SHORT PROBLEM:
Images appear in the records below; leave them out and repeat everything else exactly.

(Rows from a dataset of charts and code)

- - - -

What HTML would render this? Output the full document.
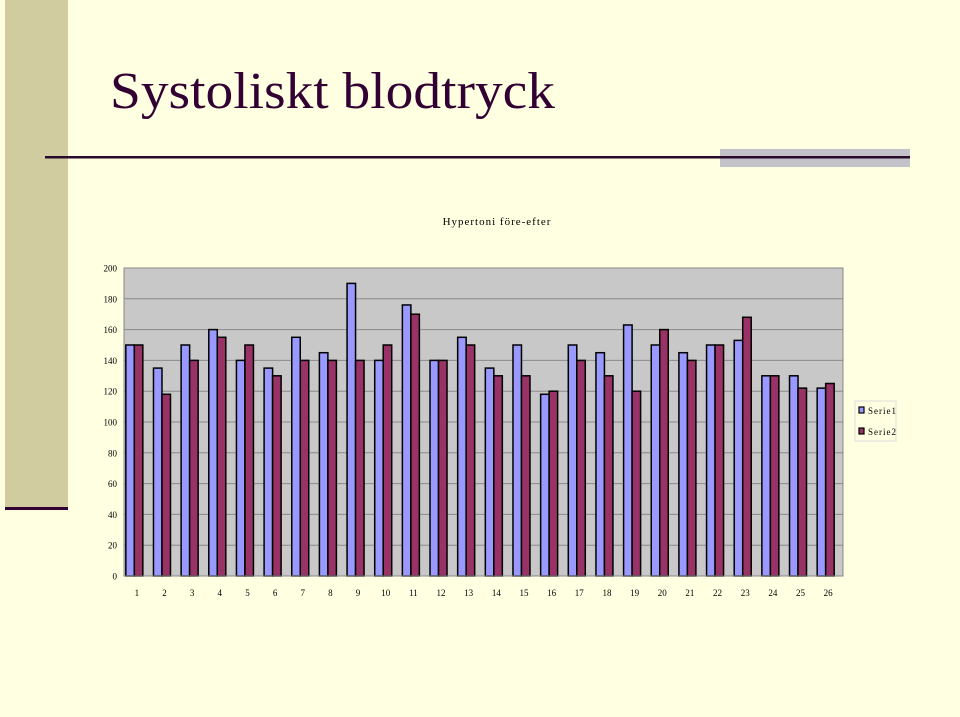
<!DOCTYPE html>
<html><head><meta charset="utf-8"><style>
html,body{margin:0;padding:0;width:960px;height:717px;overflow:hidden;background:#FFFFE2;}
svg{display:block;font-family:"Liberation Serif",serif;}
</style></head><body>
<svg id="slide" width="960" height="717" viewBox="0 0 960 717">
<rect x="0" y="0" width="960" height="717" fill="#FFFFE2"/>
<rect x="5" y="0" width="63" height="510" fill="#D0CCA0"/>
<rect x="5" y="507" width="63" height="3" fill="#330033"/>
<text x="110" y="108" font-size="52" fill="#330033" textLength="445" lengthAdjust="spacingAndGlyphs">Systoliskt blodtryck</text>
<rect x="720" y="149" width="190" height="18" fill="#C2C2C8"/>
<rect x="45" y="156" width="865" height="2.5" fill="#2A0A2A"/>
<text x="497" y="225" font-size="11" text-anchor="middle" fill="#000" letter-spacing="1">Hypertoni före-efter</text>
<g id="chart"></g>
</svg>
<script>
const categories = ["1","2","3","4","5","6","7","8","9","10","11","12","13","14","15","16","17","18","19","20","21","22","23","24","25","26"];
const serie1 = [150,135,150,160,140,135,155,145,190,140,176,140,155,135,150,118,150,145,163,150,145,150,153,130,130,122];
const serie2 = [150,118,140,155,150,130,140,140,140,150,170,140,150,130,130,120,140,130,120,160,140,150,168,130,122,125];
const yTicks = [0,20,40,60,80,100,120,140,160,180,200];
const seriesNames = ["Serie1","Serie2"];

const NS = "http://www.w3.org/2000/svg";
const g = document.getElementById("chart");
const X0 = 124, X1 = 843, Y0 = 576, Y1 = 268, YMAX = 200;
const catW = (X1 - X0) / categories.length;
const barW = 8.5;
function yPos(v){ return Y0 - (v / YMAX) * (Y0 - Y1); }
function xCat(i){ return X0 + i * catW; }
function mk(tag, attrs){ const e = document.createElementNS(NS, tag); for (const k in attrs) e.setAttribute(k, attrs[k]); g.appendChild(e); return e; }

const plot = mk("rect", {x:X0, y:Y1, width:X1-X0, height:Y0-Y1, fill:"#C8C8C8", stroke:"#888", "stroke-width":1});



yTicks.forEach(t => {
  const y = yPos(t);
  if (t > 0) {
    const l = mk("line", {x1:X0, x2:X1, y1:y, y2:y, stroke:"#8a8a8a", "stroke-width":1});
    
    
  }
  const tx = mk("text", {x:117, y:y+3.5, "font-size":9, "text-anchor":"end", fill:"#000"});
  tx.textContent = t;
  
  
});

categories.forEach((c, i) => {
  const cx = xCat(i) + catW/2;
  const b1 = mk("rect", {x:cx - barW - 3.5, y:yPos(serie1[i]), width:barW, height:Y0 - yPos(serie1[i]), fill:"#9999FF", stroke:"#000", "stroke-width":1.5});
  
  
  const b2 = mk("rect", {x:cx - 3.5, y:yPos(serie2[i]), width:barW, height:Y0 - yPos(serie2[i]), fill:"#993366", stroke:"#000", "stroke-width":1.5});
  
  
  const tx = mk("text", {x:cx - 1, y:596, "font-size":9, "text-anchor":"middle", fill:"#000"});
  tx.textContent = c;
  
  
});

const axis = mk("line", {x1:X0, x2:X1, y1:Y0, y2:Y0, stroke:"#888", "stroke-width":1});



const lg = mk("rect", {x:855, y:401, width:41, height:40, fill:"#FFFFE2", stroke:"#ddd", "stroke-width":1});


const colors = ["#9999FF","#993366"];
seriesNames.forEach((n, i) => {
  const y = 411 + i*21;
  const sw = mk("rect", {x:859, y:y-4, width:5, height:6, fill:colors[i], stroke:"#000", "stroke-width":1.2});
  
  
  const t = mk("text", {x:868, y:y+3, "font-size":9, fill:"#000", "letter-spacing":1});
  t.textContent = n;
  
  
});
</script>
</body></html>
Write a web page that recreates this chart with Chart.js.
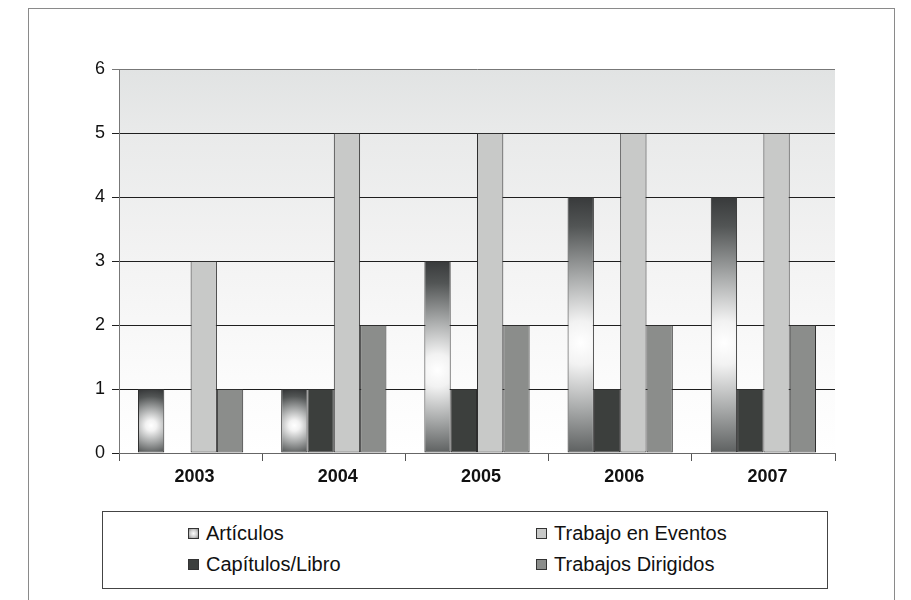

- - - -

WRITTEN ANSWER:
What HTML would render this? Output the full document.
<!DOCTYPE html>
<html><head><meta charset="utf-8"><style>
html,body{margin:0;padding:0;width:960px;height:717px;overflow:hidden;background:#FFFFE2;}
svg{display:block;font-family:"Liberation Serif",serif;}
</style></head><body>
<svg id="slide" width="960" height="717" viewBox="0 0 960 717">
<rect x="0" y="0" width="960" height="717" fill="#FFFFE2"/>
<rect x="5" y="0" width="63" height="510" fill="#D0CCA0"/>
<rect x="5" y="507" width="63" height="3" fill="#330033"/>
<text x="110" y="108" font-size="52" fill="#330033" textLength="445" lengthAdjust="spacingAndGlyphs">Systoliskt blodtryck</text>
<rect x="720" y="149" width="190" height="18" fill="#C2C2C8"/>
<rect x="45" y="156" width="865" height="2.5" fill="#2A0A2A"/>
<text x="497" y="225" font-size="11" text-anchor="middle" fill="#000" letter-spacing="1">Hypertoni före-efter</text>
<g id="chart"></g>
</svg>
<script>
const categories = ["1","2","3","4","5","6","7","8","9","10","11","12","13","14","15","16","17","18","19","20","21","22","23","24","25","26"];
const serie1 = [150,135,150,160,140,135,155,145,190,140,176,140,155,135,150,118,150,145,163,150,145,150,153,130,130,122];
const serie2 = [150,118,140,155,150,130,140,140,140,150,170,140,150,130,130,120,140,130,120,160,140,150,168,130,122,125];
const yTicks = [0,20,40,60,80,100,120,140,160,180,200];
const seriesNames = ["Serie1","Serie2"];

const NS = "http://www.w3.org/2000/svg";
const g = document.getElementById("chart");
const X0 = 124, X1 = 843, Y0 = 576, Y1 = 268, YMAX = 200;
const catW = (X1 - X0) / categories.length;
const barW = 8.5;
function yPos(v){ return Y0 - (v / YMAX) * (Y0 - Y1); }
function xCat(i){ return X0 + i * catW; }
function mk(tag, attrs){ const e = document.createElementNS(NS, tag); for (const k in attrs) e.setAttribute(k, attrs[k]); g.appendChild(e); return e; }

const plot = mk("rect", {x:X0, y:Y1, width:X1-X0, height:Y0-Y1, fill:"#C8C8C8", stroke:"#888", "stroke-width":1});



yTicks.forEach(t => {
  const y = yPos(t);
  if (t > 0) {
    const l = mk("line", {x1:X0, x2:X1, y1:y, y2:y, stroke:"#8a8a8a", "stroke-width":1});
    
    
  }
  const tx = mk("text", {x:117, y:y+3.5, "font-size":9, "text-anchor":"end", fill:"#000"});
  tx.textContent = t;
  
  
});

categories.forEach((c, i) => {
  const cx = xCat(i) + catW/2;
  const b1 = mk("rect", {x:cx - barW - 3.5, y:yPos(serie1[i]), width:barW, height:Y0 - yPos(serie1[i]), fill:"#9999FF", stroke:"#000", "stroke-width":1.5});
  
  
  const b2 = mk("rect", {x:cx - 3.5, y:yPos(serie2[i]), width:barW, height:Y0 - yPos(serie2[i]), fill:"#993366", stroke:"#000", "stroke-width":1.5});
  
  
  const tx = mk("text", {x:cx - 1, y:596, "font-size":9, "text-anchor":"middle", fill:"#000"});
  tx.textContent = c;
  
  
});

const axis = mk("line", {x1:X0, x2:X1, y1:Y0, y2:Y0, stroke:"#888", "stroke-width":1});



const lg = mk("rect", {x:855, y:401, width:41, height:40, fill:"#FFFFE2", stroke:"#ddd", "stroke-width":1});


const colors = ["#9999FF","#993366"];
seriesNames.forEach((n, i) => {
  const y = 411 + i*21;
  const sw = mk("rect", {x:859, y:y-4, width:5, height:6, fill:colors[i], stroke:"#000", "stroke-width":1.2});
  
  
  const t = mk("text", {x:868, y:y+3, "font-size":9, fill:"#000", "letter-spacing":1});
  t.textContent = n;
  
  
});
</script>
</body></html>
Write a web page that recreates this chart with Chart.js.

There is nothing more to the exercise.